World

Don't be fooled by China's coronavirus propaganda

8 April 2020

8:20 PM

8 April 2020

8:20 PM

As the world wages war on coronavirus, China is in full propaganda mode. Its foreign ministry spokesman Zhao Lijian has claimed the US military might have brought Covid-19 to Wuhan, a lie parroted by several embassy Twitter accounts. It has also sent doctors and medical supplies to Europe and to the United States. Never one to let a good crisis go to waste, China’s leader Xi Jinping has reportedly suggested that the aid Beijing has provided could form the basis of a ‘health silk road’ connecting Europe to China.

But make no mistake: China’s activities are designed to distract from its own culpability. Through its actions and its words, Beijing is seeking to convince the world that Covid-19 did not originate in China, and that the world should be grateful for all that China is doing to halt the spread of the virus. These narratives had some initial success, although this is largely because of what the West did wrong, rather than because of anything China did right.

Nowhere is this clearer than in Italy. In early March, Beijing sent masks, respirators and specialist doctors to Italy. This came at a time when the European Union and its members were largely ignoring Rome’s calls for help. China’s efforts earnt it predictable plaudits from the Italian government, which includes populists with a predictably pro-authoritarian streak. Following weeks of inaction, the EU Commission has now begun to counter the Chinese Communist party’s propaganda by stressing, for example, that France and Germany combined have donated more masks to Italy than China.

There are few signs – at the moment – that anybody within mainstream UK politics has fallen for what David Patrikarakos has called China’s ‘masked diplomacy‘. But anyone who doubts the impact that the CCP’s propaganda has had on the UK should read the publicly-available minutes from the meetings of the New and Emerging Respiratory Virus Threats Advisory Group (Nervtag).

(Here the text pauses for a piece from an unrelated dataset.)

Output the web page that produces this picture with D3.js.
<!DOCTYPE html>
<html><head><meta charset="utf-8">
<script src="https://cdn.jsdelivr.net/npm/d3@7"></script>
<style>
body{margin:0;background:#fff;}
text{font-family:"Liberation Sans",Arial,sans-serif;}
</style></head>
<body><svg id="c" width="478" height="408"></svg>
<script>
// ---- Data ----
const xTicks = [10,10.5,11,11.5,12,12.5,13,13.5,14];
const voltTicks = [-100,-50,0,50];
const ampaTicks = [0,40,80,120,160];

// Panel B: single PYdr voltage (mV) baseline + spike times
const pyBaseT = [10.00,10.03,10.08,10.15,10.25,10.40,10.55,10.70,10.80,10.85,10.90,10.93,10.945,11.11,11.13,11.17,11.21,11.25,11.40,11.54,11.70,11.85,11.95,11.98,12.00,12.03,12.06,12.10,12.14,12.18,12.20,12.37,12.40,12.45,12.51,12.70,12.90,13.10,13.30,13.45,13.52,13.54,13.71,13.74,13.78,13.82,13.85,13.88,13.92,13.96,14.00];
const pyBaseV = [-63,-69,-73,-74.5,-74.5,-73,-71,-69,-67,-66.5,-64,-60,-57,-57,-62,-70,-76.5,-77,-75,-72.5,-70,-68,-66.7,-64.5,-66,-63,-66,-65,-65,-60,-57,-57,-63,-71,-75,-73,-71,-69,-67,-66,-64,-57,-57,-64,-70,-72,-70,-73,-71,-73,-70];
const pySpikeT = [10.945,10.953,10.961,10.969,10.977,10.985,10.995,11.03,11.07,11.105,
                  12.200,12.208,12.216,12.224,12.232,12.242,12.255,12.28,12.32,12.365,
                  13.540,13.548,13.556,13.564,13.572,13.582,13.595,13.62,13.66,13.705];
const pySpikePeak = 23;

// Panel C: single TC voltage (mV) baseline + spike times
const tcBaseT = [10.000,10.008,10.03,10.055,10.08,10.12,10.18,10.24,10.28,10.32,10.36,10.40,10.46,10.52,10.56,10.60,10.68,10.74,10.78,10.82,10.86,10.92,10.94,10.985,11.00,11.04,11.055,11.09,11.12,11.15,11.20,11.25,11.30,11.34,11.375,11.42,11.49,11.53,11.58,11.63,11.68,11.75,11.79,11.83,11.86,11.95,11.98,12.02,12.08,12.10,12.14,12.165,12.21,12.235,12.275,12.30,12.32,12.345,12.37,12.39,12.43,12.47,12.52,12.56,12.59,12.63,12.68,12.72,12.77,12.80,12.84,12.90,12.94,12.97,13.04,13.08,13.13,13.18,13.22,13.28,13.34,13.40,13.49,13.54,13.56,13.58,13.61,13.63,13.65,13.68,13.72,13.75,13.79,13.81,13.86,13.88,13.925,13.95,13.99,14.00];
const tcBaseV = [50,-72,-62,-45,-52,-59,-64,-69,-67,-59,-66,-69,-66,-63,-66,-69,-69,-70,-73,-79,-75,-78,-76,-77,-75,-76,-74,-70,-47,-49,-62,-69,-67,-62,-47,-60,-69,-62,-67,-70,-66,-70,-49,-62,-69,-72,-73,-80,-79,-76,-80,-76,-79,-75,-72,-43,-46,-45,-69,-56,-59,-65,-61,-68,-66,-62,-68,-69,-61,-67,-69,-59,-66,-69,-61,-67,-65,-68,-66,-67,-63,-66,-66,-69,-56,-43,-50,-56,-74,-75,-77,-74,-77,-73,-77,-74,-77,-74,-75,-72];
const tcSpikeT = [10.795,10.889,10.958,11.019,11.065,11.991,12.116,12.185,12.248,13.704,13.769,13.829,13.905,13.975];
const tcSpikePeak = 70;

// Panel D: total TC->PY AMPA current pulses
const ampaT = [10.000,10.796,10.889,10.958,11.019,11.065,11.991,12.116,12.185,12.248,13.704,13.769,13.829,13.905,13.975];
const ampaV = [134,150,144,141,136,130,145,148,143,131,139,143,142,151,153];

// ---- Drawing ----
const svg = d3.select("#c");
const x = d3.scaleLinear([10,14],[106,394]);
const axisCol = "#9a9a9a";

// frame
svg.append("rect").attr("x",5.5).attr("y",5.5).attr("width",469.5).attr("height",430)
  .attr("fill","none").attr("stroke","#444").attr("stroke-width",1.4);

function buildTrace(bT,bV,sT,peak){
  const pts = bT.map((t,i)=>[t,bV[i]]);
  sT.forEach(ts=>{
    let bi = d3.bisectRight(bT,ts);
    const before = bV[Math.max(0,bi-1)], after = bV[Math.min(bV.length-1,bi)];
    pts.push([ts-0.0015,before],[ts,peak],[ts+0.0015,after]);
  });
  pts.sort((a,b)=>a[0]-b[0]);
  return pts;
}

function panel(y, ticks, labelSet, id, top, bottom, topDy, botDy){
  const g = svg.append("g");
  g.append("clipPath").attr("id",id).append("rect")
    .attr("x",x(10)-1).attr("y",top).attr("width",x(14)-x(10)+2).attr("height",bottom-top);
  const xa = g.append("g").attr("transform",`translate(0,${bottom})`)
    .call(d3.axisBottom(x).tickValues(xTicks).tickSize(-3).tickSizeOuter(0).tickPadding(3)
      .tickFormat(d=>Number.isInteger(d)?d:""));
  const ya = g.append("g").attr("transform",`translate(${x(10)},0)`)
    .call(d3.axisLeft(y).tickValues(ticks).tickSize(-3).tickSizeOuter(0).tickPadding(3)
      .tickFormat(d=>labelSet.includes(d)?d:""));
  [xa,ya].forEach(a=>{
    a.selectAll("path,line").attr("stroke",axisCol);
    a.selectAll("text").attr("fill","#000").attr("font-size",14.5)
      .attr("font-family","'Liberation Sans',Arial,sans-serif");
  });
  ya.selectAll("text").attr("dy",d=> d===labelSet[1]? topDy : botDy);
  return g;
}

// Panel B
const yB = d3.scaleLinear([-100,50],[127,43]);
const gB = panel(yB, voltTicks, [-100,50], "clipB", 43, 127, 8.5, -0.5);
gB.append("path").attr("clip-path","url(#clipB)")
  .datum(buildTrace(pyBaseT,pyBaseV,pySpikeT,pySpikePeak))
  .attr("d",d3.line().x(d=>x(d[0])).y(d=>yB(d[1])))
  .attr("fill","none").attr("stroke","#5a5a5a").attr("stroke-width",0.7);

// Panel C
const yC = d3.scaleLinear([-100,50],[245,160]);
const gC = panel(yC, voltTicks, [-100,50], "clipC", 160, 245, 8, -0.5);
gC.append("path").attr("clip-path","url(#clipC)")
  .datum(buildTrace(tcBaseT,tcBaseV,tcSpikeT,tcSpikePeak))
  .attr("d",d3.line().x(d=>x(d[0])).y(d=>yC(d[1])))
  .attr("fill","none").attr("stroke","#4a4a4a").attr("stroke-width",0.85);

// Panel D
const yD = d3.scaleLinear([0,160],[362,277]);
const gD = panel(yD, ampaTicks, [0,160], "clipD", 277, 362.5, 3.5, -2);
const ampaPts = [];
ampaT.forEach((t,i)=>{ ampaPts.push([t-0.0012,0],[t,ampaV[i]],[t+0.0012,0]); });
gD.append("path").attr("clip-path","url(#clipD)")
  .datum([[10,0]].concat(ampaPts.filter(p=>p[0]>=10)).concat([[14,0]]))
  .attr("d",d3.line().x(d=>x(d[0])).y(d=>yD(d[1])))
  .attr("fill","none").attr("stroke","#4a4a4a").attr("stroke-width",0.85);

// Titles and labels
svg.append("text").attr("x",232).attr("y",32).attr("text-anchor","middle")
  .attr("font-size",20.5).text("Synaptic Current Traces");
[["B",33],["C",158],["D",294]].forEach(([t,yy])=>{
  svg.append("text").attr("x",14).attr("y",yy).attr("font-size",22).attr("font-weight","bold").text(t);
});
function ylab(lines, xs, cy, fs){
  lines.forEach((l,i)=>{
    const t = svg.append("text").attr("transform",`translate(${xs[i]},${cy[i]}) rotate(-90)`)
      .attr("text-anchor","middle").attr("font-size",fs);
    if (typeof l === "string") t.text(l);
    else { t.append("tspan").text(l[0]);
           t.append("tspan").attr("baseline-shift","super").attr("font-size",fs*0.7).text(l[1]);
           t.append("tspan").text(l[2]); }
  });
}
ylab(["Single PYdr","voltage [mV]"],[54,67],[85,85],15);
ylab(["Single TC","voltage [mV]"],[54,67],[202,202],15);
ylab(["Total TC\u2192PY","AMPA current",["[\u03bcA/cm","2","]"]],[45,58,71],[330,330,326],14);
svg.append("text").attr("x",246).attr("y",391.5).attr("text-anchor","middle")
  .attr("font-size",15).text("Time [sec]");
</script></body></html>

Nervtag acts as an advisory group to the chief medical officer. It was first convened at the request of the Department of Health and Social Care on 13 January 2020. The Department relied on Nervtag to make changes to public health advice and equipment guidance for the NHS. Nervtag was thus central to the UK’s response to Covid-19 – and reading the minutes from its meetings shows, in excruciating detail, how the UK’s initial response was hampered by Beijing’s lies.

When Nervtag met for the first time, the World Health Organisation (WHO) was reporting, based on data supplied to it by China, that there were no cases of medics contracting Covid-19; there had been only 41 cases of Covid-19 between 8 December 2019 and 2 January 2020; and, there had been no additional cases since 3 January 2020. All of this was untrue, and the CCP had already begun to persecute anyone who dared to speak the truth. But Nervtag concluded ‘based on current available information’ that the risk to the UK population was ‘Very Low’.

Nervtag next met on 21 January. At the time, the WHO said – again, based on Chinese data – it was not possible to determine for certain if a feature of Covid-19 was ‘self-sustaining human transmission’ (i.e., human-to-human transmission). This was the case and – by this stage – surely well known in China. As early as the second week of December 2019, doctors in Wuhan had reported cases that indicated human-to-human transmission. But Nervtag did not know this, and only moved its threat-assessment to ‘Low‘.

On 28 January, when Nervtag next met, the situation was bleaker. The Group recognised – following a WHO Emergency Committee meeting – that human-to-human transmission was occurring. Even at this stage, however, Nervtag commented that ‘a large amount of data’ supplied by China was inadequate or incomplete. Two days later, the WHO declared an international emergency. And on 31 January, the first two cases of Covid-19 were confirmed in the UK.

It is, of course, unclear whether the UK would have acted differently had it had access to all the available information. Perhaps ‘herd immunity’ would not have been trialled, but perhaps it would. We may have gone into isolation sooner, began social distancing faster, or had additional measures and precautions imposed upon us. But it is clear that China’s obfuscations, which were repeated by the WHO, lulled the UK – and other countries – into a false position.

China’s behaviour is taken from the authoritarian playbook. The CCP sought to conceal bad news from its own citizens, and then to conceal bad news from the outside world. In doing so, as a recent Henry Jackson Society report makes clear, Beijing breached its obligations under the International Health Regulations to share – in full – data relating to emerging diseases. This undoubtedly led to deaths outside of China’s borders, perhaps within the UK’s.

Like other authoritarian states, China abides by its international obligations when it believes it is in its interests to do so, and ignores them when it is not. When all of this is over, China will have questions to answer – but we should not expect straight answers.

Dr Andrew Foxall is Director of Research at the Henry Jackson Society, the international affairs think tank.